> _Set exercise_: Please write out the lines of the data exactly, beginning with the first and ending with the line containing "pink = '#ff0a80'"; leave the pictures behind.

> _Source data_:
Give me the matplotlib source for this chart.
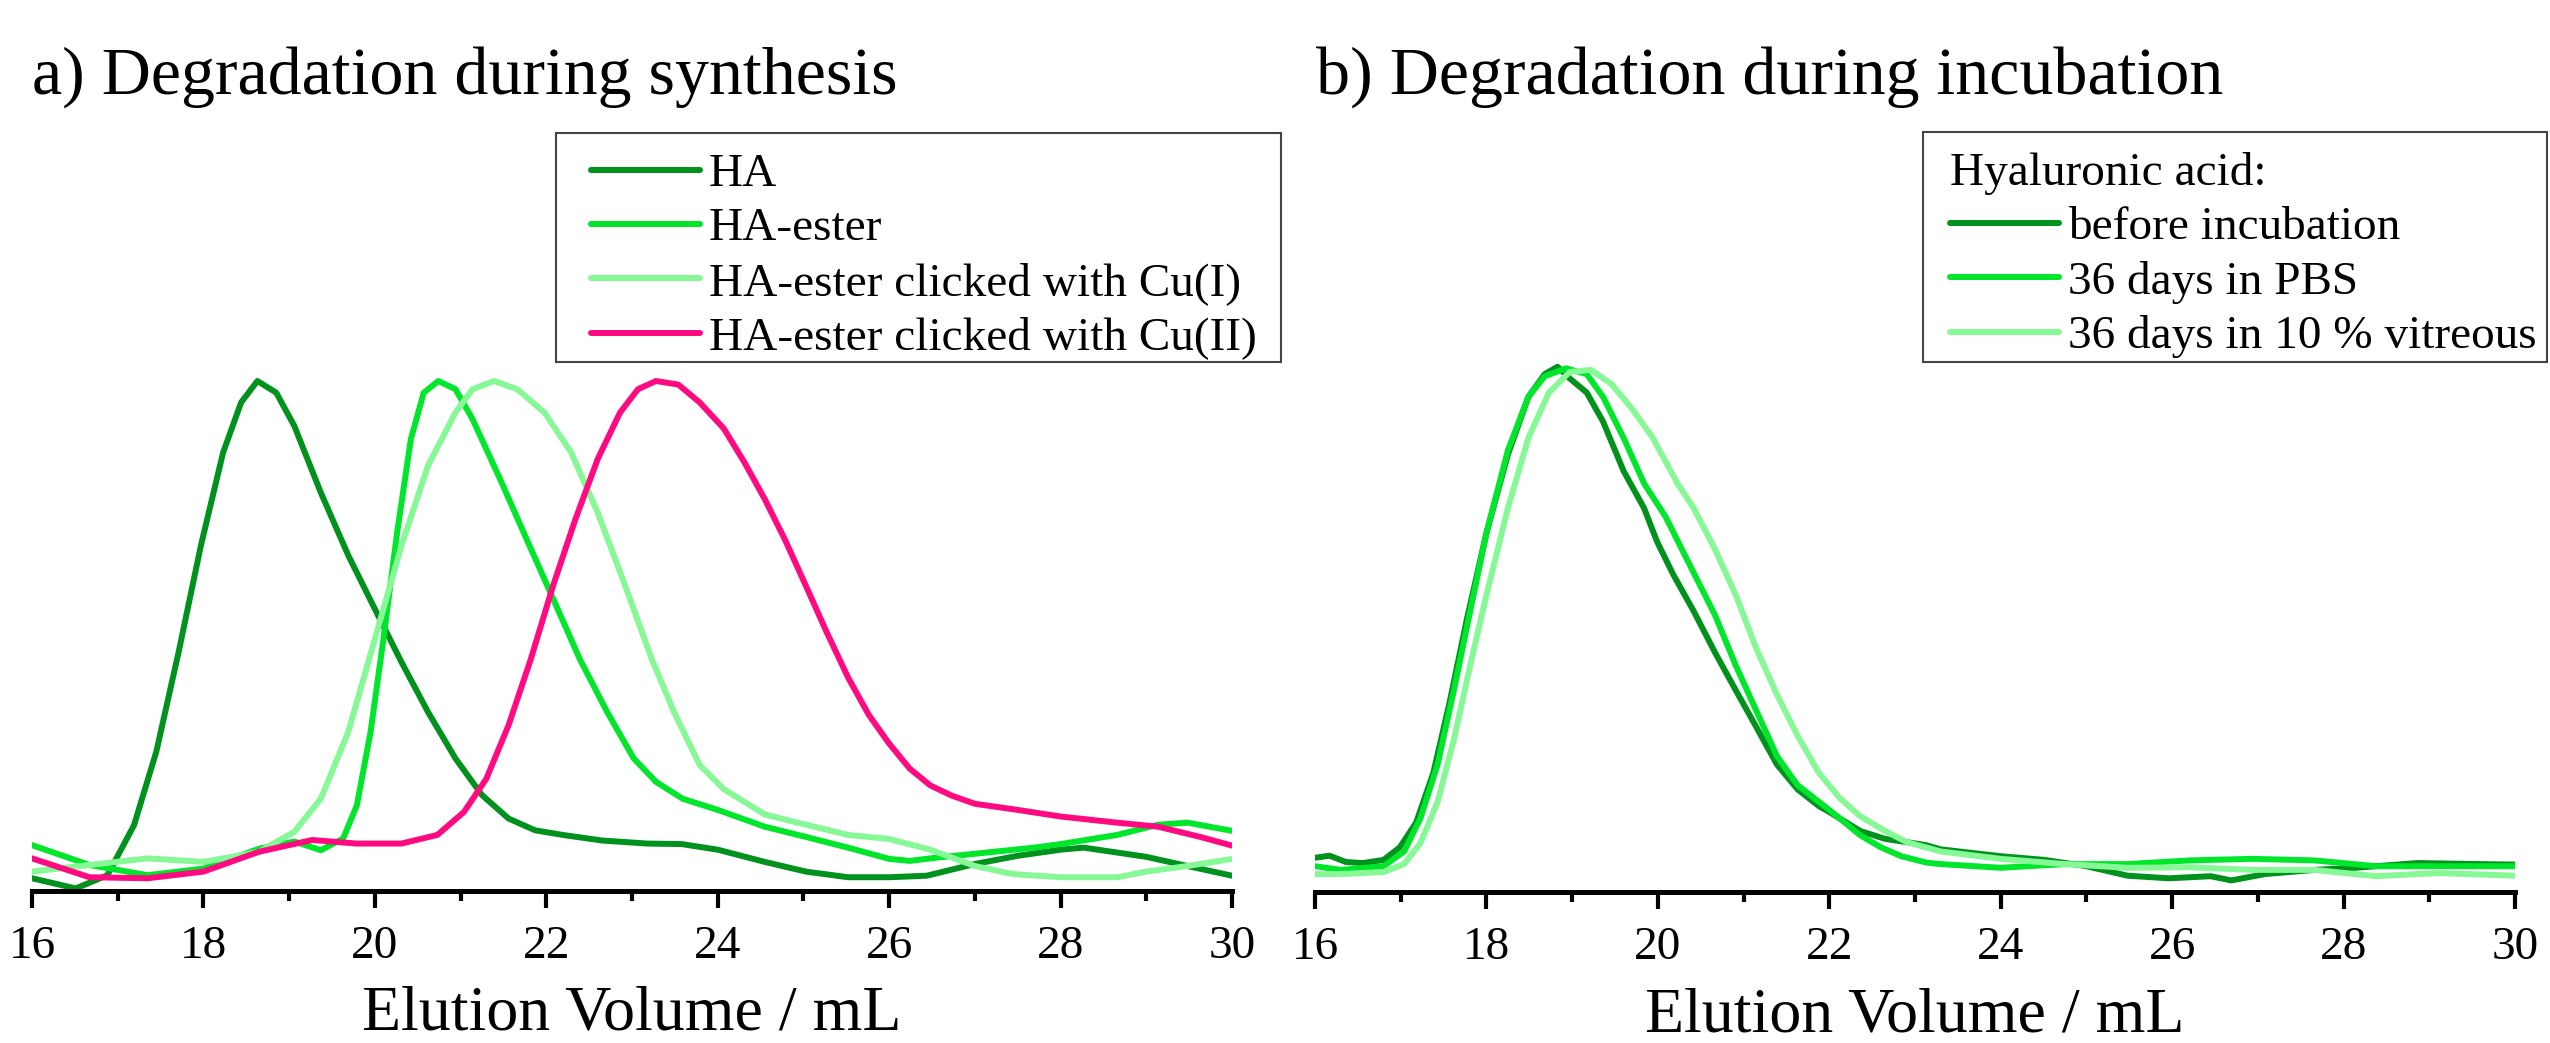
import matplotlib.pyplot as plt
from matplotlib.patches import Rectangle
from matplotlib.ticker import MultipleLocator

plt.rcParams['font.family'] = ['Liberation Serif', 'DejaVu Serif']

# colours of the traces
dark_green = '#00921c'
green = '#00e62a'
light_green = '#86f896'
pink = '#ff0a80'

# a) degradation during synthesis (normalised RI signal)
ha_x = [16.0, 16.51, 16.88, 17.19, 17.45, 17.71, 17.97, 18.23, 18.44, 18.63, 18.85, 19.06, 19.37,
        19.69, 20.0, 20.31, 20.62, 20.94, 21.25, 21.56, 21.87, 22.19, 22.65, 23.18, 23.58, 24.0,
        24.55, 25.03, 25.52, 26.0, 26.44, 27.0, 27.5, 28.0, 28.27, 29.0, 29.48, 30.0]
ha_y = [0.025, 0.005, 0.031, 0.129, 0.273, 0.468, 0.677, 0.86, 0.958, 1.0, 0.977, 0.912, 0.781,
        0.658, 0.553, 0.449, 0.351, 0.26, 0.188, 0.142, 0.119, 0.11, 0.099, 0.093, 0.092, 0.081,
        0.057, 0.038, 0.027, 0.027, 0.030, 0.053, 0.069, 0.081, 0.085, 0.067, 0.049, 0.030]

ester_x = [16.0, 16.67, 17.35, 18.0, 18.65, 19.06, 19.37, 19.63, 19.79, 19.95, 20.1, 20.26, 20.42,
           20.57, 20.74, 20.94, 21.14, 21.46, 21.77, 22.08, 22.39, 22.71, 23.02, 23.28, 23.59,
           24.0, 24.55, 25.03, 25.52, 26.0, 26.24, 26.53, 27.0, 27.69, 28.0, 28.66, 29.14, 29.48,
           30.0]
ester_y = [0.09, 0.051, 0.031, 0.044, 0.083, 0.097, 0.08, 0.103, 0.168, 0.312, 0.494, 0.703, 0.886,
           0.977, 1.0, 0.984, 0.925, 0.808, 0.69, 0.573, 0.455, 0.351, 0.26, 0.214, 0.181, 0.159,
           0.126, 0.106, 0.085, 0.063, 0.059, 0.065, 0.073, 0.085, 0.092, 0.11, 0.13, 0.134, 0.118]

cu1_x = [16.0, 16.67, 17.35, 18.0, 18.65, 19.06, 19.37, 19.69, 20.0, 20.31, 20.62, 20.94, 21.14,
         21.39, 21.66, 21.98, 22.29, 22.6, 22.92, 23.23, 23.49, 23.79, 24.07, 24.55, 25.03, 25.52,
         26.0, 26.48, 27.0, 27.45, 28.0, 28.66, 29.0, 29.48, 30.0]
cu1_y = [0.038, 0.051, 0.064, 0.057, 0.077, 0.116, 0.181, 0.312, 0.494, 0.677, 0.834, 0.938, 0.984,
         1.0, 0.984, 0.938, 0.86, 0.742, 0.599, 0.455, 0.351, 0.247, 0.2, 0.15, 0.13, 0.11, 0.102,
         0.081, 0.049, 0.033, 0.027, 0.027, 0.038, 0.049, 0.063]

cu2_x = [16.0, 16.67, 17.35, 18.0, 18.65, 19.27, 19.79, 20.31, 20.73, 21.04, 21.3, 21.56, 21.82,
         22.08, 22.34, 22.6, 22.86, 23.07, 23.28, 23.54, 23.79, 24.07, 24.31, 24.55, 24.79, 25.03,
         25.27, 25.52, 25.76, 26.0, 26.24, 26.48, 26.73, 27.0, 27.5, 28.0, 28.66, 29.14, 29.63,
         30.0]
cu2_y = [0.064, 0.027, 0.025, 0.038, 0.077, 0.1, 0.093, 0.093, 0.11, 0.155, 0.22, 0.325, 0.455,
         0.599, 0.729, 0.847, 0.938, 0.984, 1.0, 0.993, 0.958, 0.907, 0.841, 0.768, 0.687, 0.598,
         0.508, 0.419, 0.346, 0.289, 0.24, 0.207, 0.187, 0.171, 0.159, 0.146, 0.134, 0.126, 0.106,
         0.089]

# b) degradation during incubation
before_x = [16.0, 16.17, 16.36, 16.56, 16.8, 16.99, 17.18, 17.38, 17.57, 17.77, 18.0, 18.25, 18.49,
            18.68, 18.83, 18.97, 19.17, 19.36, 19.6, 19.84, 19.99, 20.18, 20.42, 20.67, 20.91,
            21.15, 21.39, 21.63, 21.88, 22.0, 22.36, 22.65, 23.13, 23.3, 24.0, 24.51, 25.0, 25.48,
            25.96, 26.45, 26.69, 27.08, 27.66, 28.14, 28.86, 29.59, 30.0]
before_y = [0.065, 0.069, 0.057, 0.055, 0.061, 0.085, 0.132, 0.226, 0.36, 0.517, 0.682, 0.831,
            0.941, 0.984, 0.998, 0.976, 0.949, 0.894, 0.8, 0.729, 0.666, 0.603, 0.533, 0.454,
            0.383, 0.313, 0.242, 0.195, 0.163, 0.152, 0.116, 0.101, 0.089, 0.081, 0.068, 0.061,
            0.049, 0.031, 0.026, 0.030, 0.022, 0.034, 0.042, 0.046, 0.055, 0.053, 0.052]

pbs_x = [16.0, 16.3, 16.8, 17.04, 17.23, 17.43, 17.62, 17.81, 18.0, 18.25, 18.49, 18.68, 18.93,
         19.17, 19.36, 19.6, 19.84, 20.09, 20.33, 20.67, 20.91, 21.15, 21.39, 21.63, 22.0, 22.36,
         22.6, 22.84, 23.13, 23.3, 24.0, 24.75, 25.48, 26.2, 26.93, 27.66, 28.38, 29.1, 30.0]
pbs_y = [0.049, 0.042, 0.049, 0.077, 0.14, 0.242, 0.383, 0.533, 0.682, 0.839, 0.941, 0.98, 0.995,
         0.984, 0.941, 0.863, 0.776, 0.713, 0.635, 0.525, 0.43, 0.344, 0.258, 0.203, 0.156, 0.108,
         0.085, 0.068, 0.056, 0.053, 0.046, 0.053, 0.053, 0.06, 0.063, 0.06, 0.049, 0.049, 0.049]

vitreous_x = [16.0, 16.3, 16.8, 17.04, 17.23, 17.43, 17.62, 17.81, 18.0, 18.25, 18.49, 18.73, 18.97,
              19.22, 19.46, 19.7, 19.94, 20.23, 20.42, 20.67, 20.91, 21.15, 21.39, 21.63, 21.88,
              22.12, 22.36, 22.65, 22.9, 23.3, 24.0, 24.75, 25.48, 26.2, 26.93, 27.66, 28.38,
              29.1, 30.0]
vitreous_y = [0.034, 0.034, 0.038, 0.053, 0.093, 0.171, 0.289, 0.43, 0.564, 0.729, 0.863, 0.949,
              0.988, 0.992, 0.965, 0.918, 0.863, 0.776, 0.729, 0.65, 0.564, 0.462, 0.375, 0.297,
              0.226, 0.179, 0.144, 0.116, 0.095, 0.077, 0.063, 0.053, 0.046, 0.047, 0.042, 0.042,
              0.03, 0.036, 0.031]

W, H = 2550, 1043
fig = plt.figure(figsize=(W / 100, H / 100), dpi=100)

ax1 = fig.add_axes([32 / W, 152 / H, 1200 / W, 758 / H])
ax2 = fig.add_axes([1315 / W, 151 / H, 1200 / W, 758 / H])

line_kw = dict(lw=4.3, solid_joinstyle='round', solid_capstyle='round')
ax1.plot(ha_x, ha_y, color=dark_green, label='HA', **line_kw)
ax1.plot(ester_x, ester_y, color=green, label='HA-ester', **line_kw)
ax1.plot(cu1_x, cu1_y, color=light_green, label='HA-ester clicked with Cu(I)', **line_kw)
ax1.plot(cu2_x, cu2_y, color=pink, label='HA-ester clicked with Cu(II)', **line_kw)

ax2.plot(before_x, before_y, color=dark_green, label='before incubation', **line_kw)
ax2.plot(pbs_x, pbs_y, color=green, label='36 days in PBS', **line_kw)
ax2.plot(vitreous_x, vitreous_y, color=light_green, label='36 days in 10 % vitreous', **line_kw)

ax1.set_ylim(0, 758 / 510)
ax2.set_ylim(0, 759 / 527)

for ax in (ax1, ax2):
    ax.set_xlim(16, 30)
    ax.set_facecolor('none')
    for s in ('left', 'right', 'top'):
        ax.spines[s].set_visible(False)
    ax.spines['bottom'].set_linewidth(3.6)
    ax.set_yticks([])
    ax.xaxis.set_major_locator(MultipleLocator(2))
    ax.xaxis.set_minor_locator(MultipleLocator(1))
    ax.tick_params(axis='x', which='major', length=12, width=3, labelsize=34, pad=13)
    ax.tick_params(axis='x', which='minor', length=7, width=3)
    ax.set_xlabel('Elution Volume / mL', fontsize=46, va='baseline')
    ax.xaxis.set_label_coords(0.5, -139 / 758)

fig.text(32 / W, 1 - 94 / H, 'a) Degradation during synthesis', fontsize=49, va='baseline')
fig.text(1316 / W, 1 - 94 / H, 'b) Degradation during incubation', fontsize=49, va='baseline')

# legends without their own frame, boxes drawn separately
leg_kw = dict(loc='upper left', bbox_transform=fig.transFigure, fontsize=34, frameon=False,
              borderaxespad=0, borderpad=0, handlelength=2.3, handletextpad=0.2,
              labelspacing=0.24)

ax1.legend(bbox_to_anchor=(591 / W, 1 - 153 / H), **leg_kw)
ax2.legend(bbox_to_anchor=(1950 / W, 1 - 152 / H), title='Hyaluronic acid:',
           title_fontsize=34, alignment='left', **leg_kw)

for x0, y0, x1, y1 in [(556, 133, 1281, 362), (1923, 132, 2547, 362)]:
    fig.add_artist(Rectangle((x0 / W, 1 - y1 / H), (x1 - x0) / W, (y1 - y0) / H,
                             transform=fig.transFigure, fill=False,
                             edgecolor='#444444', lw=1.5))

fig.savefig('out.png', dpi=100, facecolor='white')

> _Written response_:
Give me the matplotlib source for this chart.
import matplotlib.pyplot as plt
from matplotlib.patches import Rectangle
from matplotlib.ticker import MultipleLocator

plt.rcParams['font.family'] = ['Liberation Serif', 'DejaVu Serif']

# colours of the traces
dark_green = '#00921c'
green = '#00e62a'
light_green = '#86f896'
pink = '#ff0a80'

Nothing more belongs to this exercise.